_Exercise objective_
Please print exactly the lines below, from the start of the material up to and including the line with "norm_cdf(x, obs_peak_mean, obs_peak_sd))", but none of the pictures.

_Source material_

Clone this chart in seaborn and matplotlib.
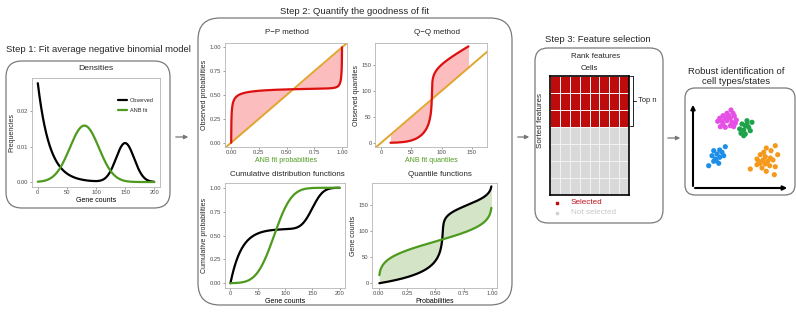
import math
import numpy as np
import pandas as pd
import matplotlib
matplotlib.use("Agg")
import matplotlib.pyplot as plt
import seaborn as sns
from matplotlib.patches import FancyBboxPatch
from matplotlib.colors import ListedColormap

# observed gene counts: a decaying component plus a peak
obs_decay_weight = 0.57
obs_decay_rate = 0.049
obs_peak_mean = 150
obs_peak_sd = 15.6
# average negative binomial fit
anb_mean = 80
anb_sd = 25

gene_counts = np.linspace(0, 200, 801)
probs = np.linspace(0.005, 0.995, 400)

# step 3 grid
n_cells = 8
n_features = 7
top_n = 3

# step 4 clusters (x, y positions)
magenta_x = [38, 34, 40, 30, 35.7, 41.3, 26.7, 32.3, 37.3, 43.3, 24.7, 29, 34, 39, 42.3, 27.3, 32.3, 37.3, 40.7, 30]
magenta_y = [78, 74.7, 74.7, 72.3, 72.3, 72, 69.7, 69.7, 69.7, 68, 66.7, 66.7, 67.3, 65.7, 64.7, 61.3, 60.7, 62.3, 61.3, 64]
green_x = [54, 59, 49, 52.3, 55.7, 46.7, 50.7, 57.3, 48, 52.3, 50.7, 54]
green_y = [67.3, 65.7, 64, 62.3, 60.7, 59, 58, 57.3, 54.7, 54, 52.3, 64]
blue_x = [32.3, 26.7, 20.7, 29, 24, 19, 30.7, 26.7, 22.3, 20.7, 25.7, 15.7, 23.3]
blue_y = [41.3, 38, 37.3, 35.7, 34, 32.3, 32.3, 30.7, 29, 26.7, 24.7, 22.3, 27.3]
orange_x = [82.3, 73.3, 78, 84.7, 67.3, 72.3, 77.3, 64, 70, 74.7, 80, 67.3, 72.3, 82.3, 64, 76.7, 69, 57.3, 73.3, 81.3, 65.7, 70.7]
orange_y = [42.3, 40, 37.3, 33.3, 33.3, 31.3, 30, 29, 28, 26.7, 28, 24.7, 24, 21.3, 23.3, 22.3, 20, 19, 16.7, 13.3, 26.7, 35.7]

RED = "#DD0F0F"
PINK = "#FBBDBD"
GOLD = "#E1A630"
GREEN = "#4E9A1E"
LGREEN = "#D3E5C6"
BOXC = "#7A7A7A"

sns.set_style("white")
plt.rcParams["font.family"] = ["Liberation Sans", "DejaVu Sans"]

erf = np.vectorize(math.erf)


def norm_pdf(x, m, s):
    return np.exp(-0.5 * ((x - m) / s) ** 2) / (s * np.sqrt(2 * np.pi))


def norm_cdf(x, m, s):
    return 0.5 * (1 + erf((x - m) / (s * np.sqrt(2))))


def obs_pdf(x):
    return (obs_decay_weight * obs_decay_rate * np.exp(-obs_decay_rate * x)
            + (1 - obs_decay_weight) * norm_pdf(x, obs_peak_mean, obs_peak_sd))


def obs_cdf(x):
    return (obs_decay_weight * (1 - np.exp(-obs_decay_rate * x))
            + (1 - obs_decay_weight) * norm_cdf(x, obs_peak_mean, obs_peak_sd))


x_fine = np.linspace(0, 260, 6000)
obs_q = np.interp(probs, obs_cdf(x_fine), x_fine)
anb_q = np.interp(probs, norm_cdf(x_fine, anb_mean, anb_sd), x_fine)

W, H = 796, 316
fig = plt.figure(figsize=(W / 100, H / 100), dpi=100)

bg = fig.add_axes([0, 0, 1, 1])
bg.set_xlim(0, W)
bg.set_ylim(H, 0)
bg.axis("off")


def box(x, y, w, h, r):
    bg.add_patch(FancyBboxPatch((x, y), w, h, boxstyle=f"round,pad=0,rounding_size={r}",
                                fc="white", ec=BOXC, lw=0.9))


def arrow(x0, x1, y, color="#777777", lw=0.9, ms=6):
    bg.annotate("", xy=(x1, y), xytext=(x0, y),
                arrowprops=dict(arrowstyle="-|>", color=color, lw=lw, mutation_scale=ms))


def txt(x, y, s, size=6.8, **kw):
    bg.text(x, y, s, fontsize=size, va="center", **kw)


def panel(x0, x1, y0, y1):
    ax = fig.add_axes([x0 / W, 1 - y1 / H, (x1 - x0) / W, (y1 - y0) / H])
    for s in ax.spines.values():
        s.set_visible(True)
        s.set_color("#B5B5B5")
        s.set_linewidth(0.6)
    ax.tick_params(labelsize=4.2, length=1.5, width=0.4, color="#555555", pad=1,
                   labelcolor="#4D4D4D", bottom=True, left=True)
    ax.grid(False)
    return ax


def labels(ax, xl, yl, xcolor="black"):
    ax.set_xlabel(xl, fontsize=5, labelpad=1.2, color=xcolor)
    ax.set_ylabel(yl, fontsize=5, labelpad=1.2)


# boxes and titles
box(6, 61, 164, 147, 16)
box(198, 18, 314, 287, 22)
box(535, 48, 128, 175, 13)
box(685, 88, 110, 107, 10)

txt(6, 50, "Step 1: Fit average negative binomial model", ha="left")
txt(355, 11, "Step 2: Quantify the goodness of fit", ha="center")
txt(598, 39, "Step 3: Feature selection", ha="center")
txt(736, 72, "Robust identification of", ha="center")
txt(736, 82, "cell types/states", ha="center")

txt(96, 69, "Densities", size=6.1, ha="center")
txt(287, 33, "P\u2212P method", size=5.8, ha="center")
txt(437, 33, "Q\u2212Q method", size=5.8, ha="center")
txt(287, 175, "Cumulative distribution functions", size=5.8, ha="center")
txt(440, 175, "Quantile functions", size=5.8, ha="center")
txt(596, 56, "Rank features", size=5.7, ha="center")
txt(589, 69, "Cells", size=5.7, ha="center")
txt(541, 120, "Sorted features", size=5.8, ha="center", rotation=90)

arrow(173, 191, 137)
arrow(515, 532, 137)
arrow(665, 683, 138)

# step 1: densities
ax = panel(32, 160, 78, 187)
sns.lineplot(x=gene_counts, y=obs_pdf(gene_counts), color="black", lw=1.6,
             label="Observed", ax=ax, sort=False, estimator=None)
sns.lineplot(x=gene_counts, y=norm_pdf(gene_counts, anb_mean, anb_sd), color=GREEN, lw=1.6,
             label="ANB fit", ax=ax, sort=False, estimator=None)
ax.set_xlim(-10, 210)
ax.set_ylim(-0.0014, 0.0294)
ax.set_xticks([0, 50, 100, 150, 200])
ax.set_yticks([0, 0.01, 0.02])
ax.set_yticklabels(["0.00", "0.01", "0.02"])
labels(ax, "Gene counts", "Frequencies")
ax.legend(loc="upper right", bbox_to_anchor=(0.99, 0.86), frameon=False, fontsize=4,
          handlelength=1.6, handletextpad=0.6, labelspacing=0.8)

# step 2: P-P
pp_x = norm_cdf(gene_counts, anb_mean, anb_sd)
pp_y = obs_cdf(gene_counts)
ax = panel(225, 347, 43, 147)
ax.fill_between(pp_x, pp_y, pp_x, color=PINK, lw=0)
sns.lineplot(x=[-0.1, 1.1], y=[-0.1, 1.1], color=GOLD, lw=1.4, ax=ax)
sns.lineplot(x=pp_x, y=pp_y, color=RED, lw=1.6, ax=ax, sort=False, estimator=None)
ax.set_xlim(-0.055, 1.045)
ax.set_ylim(-0.045, 1.045)
pticks = [0, 0.25, 0.5, 0.75, 1.0]
ax.set_xticks(pticks)
ax.set_yticks(pticks)
ax.set_xticklabels([f"{t:.2f}" for t in pticks])
ax.set_yticklabels([f"{t:.2f}" for t in pticks])
labels(ax, "ANB fit probabilities", "Observed probabilities", GREEN)

# step 2: Q-Q
ax = panel(375, 487, 43, 147)
ax.fill_between(anb_q, obs_q, anb_q, color=PINK, lw=0)
sns.lineplot(x=[-20, 220], y=[-20, 220], color=GOLD, lw=1.4, ax=ax)
sns.lineplot(x=anb_q, y=obs_q, color=RED, lw=1.6, ax=ax, sort=False, estimator=None)
ax.set_xlim(-10, 175)
ax.set_ylim(-8, 192)
ax.set_xticks([0, 50, 100, 150])
ax.set_yticks([0, 50, 100, 150])
labels(ax, "ANB fit quantiles", "Observed quantiles", GREEN)

# step 2: CDFs
ax = panel(225, 345, 183, 288)
sns.lineplot(x=gene_counts, y=obs_cdf(gene_counts), color="black", lw=1.6, ax=ax,
             sort=False, estimator=None)
sns.lineplot(x=gene_counts, y=norm_cdf(gene_counts, anb_mean, anb_sd), color=GREEN, lw=1.6,
             ax=ax, sort=False, estimator=None)
ax.set_xlim(-10, 210)
ax.set_ylim(-0.05, 1.05)
ax.set_xticks([0, 50, 100, 150, 200])
ax.set_yticks(pticks)
ax.set_yticklabels([f"{t:.2f}" for t in pticks])
labels(ax, "Gene counts", "Cumulative probabilities")

# step 2: quantile functions
ax = panel(372, 497, 183, 288)
ax.fill_between(probs, obs_q, anb_q, color=LGREEN, lw=0)
sns.lineplot(x=probs, y=obs_q, color="black", lw=1.6, ax=ax, sort=False, estimator=None)
sns.lineplot(x=probs, y=anb_q, color=GREEN, lw=1.6, ax=ax, sort=False, estimator=None)
ax.set_xlim(-0.06, 1.045)
ax.set_ylim(-9, 192)
ax.set_xticks(pticks)
ax.set_xticklabels([f"{t:.2f}" for t in pticks])
ax.set_yticks([0, 50, 100, 150])
labels(ax, "Probabilities", "Gene counts")

# step 3: ranked feature grid
selected = np.zeros((n_features, n_cells))
selected[:top_n, :] = 1
axh = fig.add_axes([550 / W, 1 - 195 / H, 79 / W, 119 / H])
sns.heatmap(selected, ax=axh, cmap=ListedColormap(["#D9D9D9", "#BE0C0C"]), cbar=False,
            linewidths=0.7, linecolor="#F2F2F2", xticklabels=False, yticklabels=False)
for s in axh.spines.values():
    s.set_visible(True)
    s.set_color("black")
    s.set_linewidth(1.2)

# bracket for top n
bg.plot([630, 633, 633, 630], [76, 76, 126, 126], color="black", lw=0.6)
bg.plot([633, 636], [101, 101], color="black", lw=0.6)
txt(638, 101, "Top n", size=5.4, ha="left")

bg.scatter([557], [203], marker="s", s=3, color="#BE0C0C")
bg.scatter([557], [213], marker="s", s=3, color="#D0D0D0")
txt(571, 203, "Selected", size=5.9, ha="left", color="#C0141E")
txt(571, 213, "Not selected", size=5.9, ha="left", color="#C8C8C8")

# step 4: clusters
cells = pd.concat([
    pd.DataFrame({"x": magenta_x, "y": magenta_y, "type": "a"}),
    pd.DataFrame({"x": green_x, "y": green_y, "type": "b"}),
    pd.DataFrame({"x": blue_x, "y": blue_y, "type": "c"}),
    pd.DataFrame({"x": orange_x, "y": orange_y, "type": "d"}),
])
axs = fig.add_axes([693 / W, 1 - 188 / H, 96 / W, 86 / H])
sns.scatterplot(data=cells, x="x", y="y", hue="type", ax=axs, s=14, linewidth=0, legend=False,
                palette={"a": "#E64FE6", "b": "#1FA34A", "c": "#1E8FE8", "d": "#F5991C"})
axs.set_xlim(0, 96)
axs.set_ylim(0, 86)
axs.axis("off")
bg.annotate("", xy=(693, 102), xytext=(693, 188.8),
            arrowprops=dict(arrowstyle="-|>", color="black", lw=1.5, mutation_scale=6))
bg.annotate("", xy=(790, 188), xytext=(692.2, 188),
            arrowprops=dict(arrowstyle="-|>", color="black", lw=1.5, mutation_scale=6))

fig.savefig("out.png", dpi=100)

_The answer_
Clone this chart in seaborn and matplotlib.
import math
import numpy as np
import pandas as pd
import matplotlib
matplotlib.use("Agg")
import matplotlib.pyplot as plt
import seaborn as sns
from matplotlib.patches import FancyBboxPatch
from matplotlib.colors import ListedColormap

# observed gene counts: a decaying component plus a peak
obs_decay_weight = 0.57
obs_decay_rate = 0.049
obs_peak_mean = 150
obs_peak_sd = 15.6
# average negative binomial fit
anb_mean = 80
anb_sd = 25

gene_counts = np.linspace(0, 200, 801)
probs = np.linspace(0.005, 0.995, 400)

# step 3 grid
n_cells = 8
n_features = 7
top_n = 3

# step 4 clusters (x, y positions)
magenta_x = [38, 34, 40, 30, 35.7, 41.3, 26.7, 32.3, 37.3, 43.3, 24.7, 29, 34, 39, 42.3, 27.3, 32.3, 37.3, 40.7, 30]
magenta_y = [78, 74.7, 74.7, 72.3, 72.3, 72, 69.7, 69.7, 69.7, 68, 66.7, 66.7, 67.3, 65.7, 64.7, 61.3, 60.7, 62.3, 61.3, 64]
green_x = [54, 59, 49, 52.3, 55.7, 46.7, 50.7, 57.3, 48, 52.3, 50.7, 54]
green_y = [67.3, 65.7, 64, 62.3, 60.7, 59, 58, 57.3, 54.7, 54, 52.3, 64]
blue_x = [32.3, 26.7, 20.7, 29, 24, 19, 30.7, 26.7, 22.3, 20.7, 25.7, 15.7, 23.3]
blue_y = [41.3, 38, 37.3, 35.7, 34, 32.3, 32.3, 30.7, 29, 26.7, 24.7, 22.3, 27.3]
orange_x = [82.3, 73.3, 78, 84.7, 67.3, 72.3, 77.3, 64, 70, 74.7, 80, 67.3, 72.3, 82.3, 64, 76.7, 69, 57.3, 73.3, 81.3, 65.7, 70.7]
orange_y = [42.3, 40, 37.3, 33.3, 33.3, 31.3, 30, 29, 28, 26.7, 28, 24.7, 24, 21.3, 23.3, 22.3, 20, 19, 16.7, 13.3, 26.7, 35.7]

RED = "#DD0F0F"
PINK = "#FBBDBD"
GOLD = "#E1A630"
GREEN = "#4E9A1E"
LGREEN = "#D3E5C6"
BOXC = "#7A7A7A"

sns.set_style("white")
plt.rcParams["font.family"] = ["Liberation Sans", "DejaVu Sans"]

erf = np.vectorize(math.erf)


def norm_pdf(x, m, s):
    return np.exp(-0.5 * ((x - m) / s) ** 2) / (s * np.sqrt(2 * np.pi))


def norm_cdf(x, m, s):
    return 0.5 * (1 + erf((x - m) / (s * np.sqrt(2))))


def obs_pdf(x):
    return (obs_decay_weight * obs_decay_rate * np.exp(-obs_decay_rate * x)
            + (1 - obs_decay_weight) * norm_pdf(x, obs_peak_mean, obs_peak_sd))


def obs_cdf(x):
    return (obs_decay_weight * (1 - np.exp(-obs_decay_rate * x))
            + (1 - obs_decay_weight) * norm_cdf(x, obs_peak_mean, obs_peak_sd))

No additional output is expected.